Casino Mogul Steve Wynn's Midas Touch

60 Minutes: Charlie Rose Interviews The Man Who Helped Reinvent Las Vegas

The person who knows him best is his wife and business partner of 41 years, Elaine Wynn. And although the Wynns have filed for divorce, they say she will remain part of the business and on the board of directors.

"What is it that he has?" Rose asked Elaine Wynn.

"He brings a businessman's intelligence and awareness of what it takes to make a property successful, and yet he can put that on a side shelf and go crazy, making the most extraordinary environments. He understands innately what the public will respond to," she replied.

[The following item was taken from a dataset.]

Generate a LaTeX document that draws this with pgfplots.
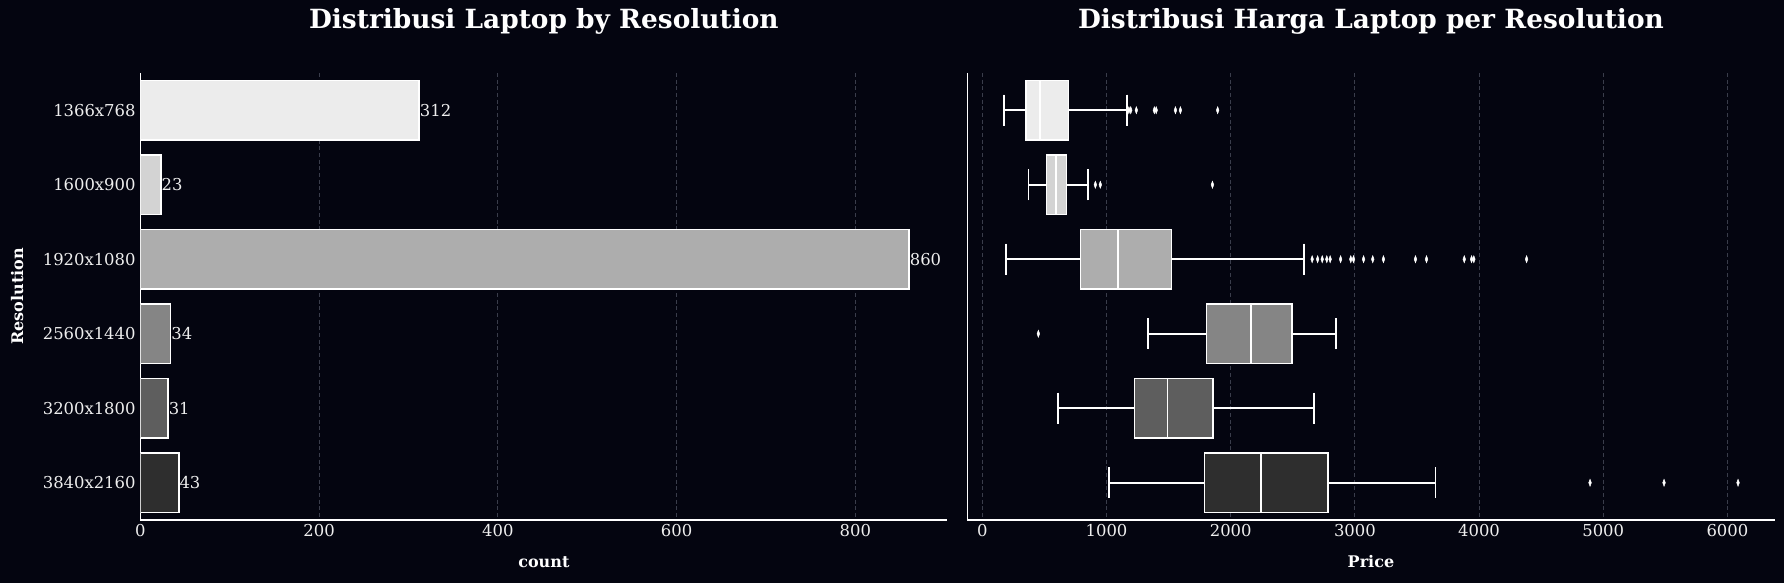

And he understands what the public will pay for.

Asked if the money matters a lot, Elaine Wynn told Rose, "It enables him to have a kind of freedom. There's rich freedom and poor freedom, you know. You can be a ski bum and a beach bum."

"That's poor freedom," Rose remarked.

"That's poor freedom," she replied. "Steve is, Steve likes…"

"Rich freedom!" both Elaine Wynn and Rose said simultaneously.

Wynn collects beautiful, often extravagant things - from great art, to big yachts, to the largest privately owned pear-shaped diamond.

In a cruel irony, this man who pursues beauty is losing his sight. He has a degenerative eye condition called retinitis pigmentosa.

"I was born with this recessive and rather rare condition that has diminished my vision since childhood. Night vision when I was very young, and then peripheral vision as you get older," he explained.

Because he's losing his peripheral vision, he often leans on people to guide him. He can see what's directly in front of him, but it's like looking through a tube and the circle keeps getting smaller.